Parcoursup en vue

par Boris Enet |  publié le 11/01/2025

Mercredi 15 janvier, la plateforme en ligne marque le début de la phase d’orientation active pour près de 700 000 jeunes majoritairement lycéens. Robuste face aux critiques, elle s’est imposée, tant bien que mal. Trois difficultés majeures persistent.

Parcoursup, plateforme Web pour les lycéens destinée à recueillir et gérer les vœux d'affectation des futurs étudiants de l'enseignement supérieur français. (Photo de Jean-Marc Barrère / Hans Lucas via AFP)

La première difficulté est en voie de résolution. Dans les mains de Philippe Baptiste, ministre chargé de l’Enseignement supérieur et de la Recherche auprès d’Elisabeth Borne, il s’agit d’un grand nettoyage d’hiver visant à vérifier la qualité des formations proposées. Dès 2022, la répression des fraudes signalait les premières arnaques des formations-voyou. Dans ce cadre, un arrêté de déréférencement des formations, en violation de la charte de la plateforme numérique, sera publié avant le 13 mars, tandis que les élèves commenceront la constitution de leurs dossiers jusqu’au 02 avril. 

Seront donc passées à la loupe, l’exactitude des informations fournies, mais aussi la vérification que la plateforme ne sert pas d’hébergeur à d’autres fins qu’éducatives en aiguillant les jeunes gens sur des formations extérieures à Parcoursup aux frais d’inscription particulièrement lucratifs. Autre écueil, le surbooking, pas exclusivement réservé aux compagnies de transport low coast, notamment dans le secteur de l’apprentissage. Disons-le, ces pratiques restent marginales en comparaison des 24 000 formations présentées, mais la pérennité du système attire le tout-venant et impose des régulations, ici comme ailleurs. 

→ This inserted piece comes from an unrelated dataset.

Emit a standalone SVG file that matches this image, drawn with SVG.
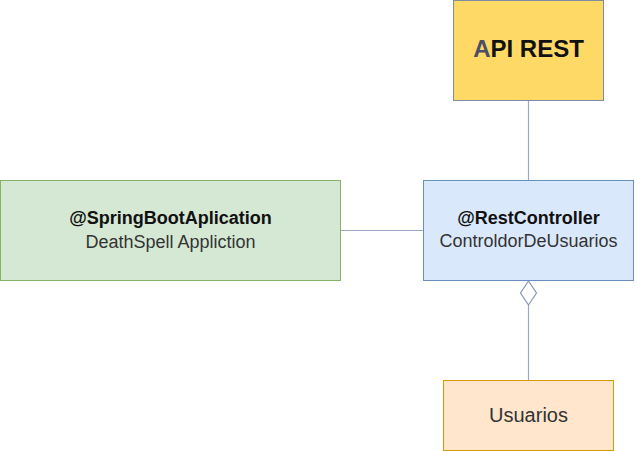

Le second volet est plus complexe à résoudre. Il relève du sérieux avec lequel les enseignants remplissent les appréciations des formations les plus sélectives. Pour que la plateforme fonctionne et que les commissions internes de recrutement soient efficientes, il convient de tenir un langage de vérité. Or, dans ce domaine, le secret de Polichinelle grippe la machine. Les formations les plus sélectives ouvrant sur les classes préparatoires de renom, nécessitent des appréciations circonstanciées et des évaluations le plus objectives possibles lorsque le recrutement est exclusivement sur dossier. La concurrence entre grands établissements publics et ceux relevant du privé ne favorise pas cette véracité dans un monde éducatif désormais concurrentiel. 

Les conséquences de cette déontologie en panne se mesurent auprès d’élèves déçus, victimes d’une désinvolture professionnelle connue, mais passée sous silence. Les établissements du supérieur font de plus en plus preuve de circonspection, découvrant une palanquée de notes voisines des résultats électoraux du parti unique nord-coréen. De quoi entretenir une défiance généralisée qui se retourne contre l’existence même de la plateforme alors qu’il s’agit d’un problème en amont et que l’on tait par commodité. Dans ce domaine, seule la sélection d’enseignants, déterminés à suivre leurs élèves et les aiguiller correctement à l’issue du secondaire, permettrait une amélioration des résultats dans le supérieur. Mais pour cela, il faudrait acter une révolution copernicienne de l’institution sans cesse ajournée : une réforme du statut, une reconnaissance renouvelée et décuplée pour ceux qui y travaillent, en anticipant les sempiternels blocages pavloviens qui sont autant de postures achevant ce ministère.

La dernière barrière à lever consiste à prendre soin d’une génération, en rupture avec l’ancien monde. Loin d’être un phénomène historiquement inédit, cette « génération Z » et ses suivants interrogent manifestement ceux qui les ont précédés parfois jusqu’à l’incompréhension. Leur anxiété à propos de leur avenir est souvent moquée et injuste. La précocité de l’orientation et des sélections qu’elle suppose est un fait objectif qu’elle supporte mal, tandis que l’allongement de la durée des études et le report sur le marché du travail ont probablement repoussé le passage structuré au monde adulte et ses contraintes. Voilà une question devant être assumée par l’institution scolaire et les pouvoirs publics, sans démagogie. Cela signifie que la sélection n’est pas un gros mot et qu’elle doit être assumée dans une société contrainte à la production de connaissances, de richesses pour avancer et faire vivre le progrès. 

Autre chose est la lutte contre la reproduction sociale et ses avatars. Qu’on la nomme Parcoursup ou autrement ne change rien à l’affaire. En revanche, il est impératif que cette jeunesse trouve sa place. Démographiquement désavantagée par son poids en berne dans la société, l’avenir de la nation lui incombe. À ce titre, elle nécessite davantage d’attentions et de solidarités de la part de ses aînés.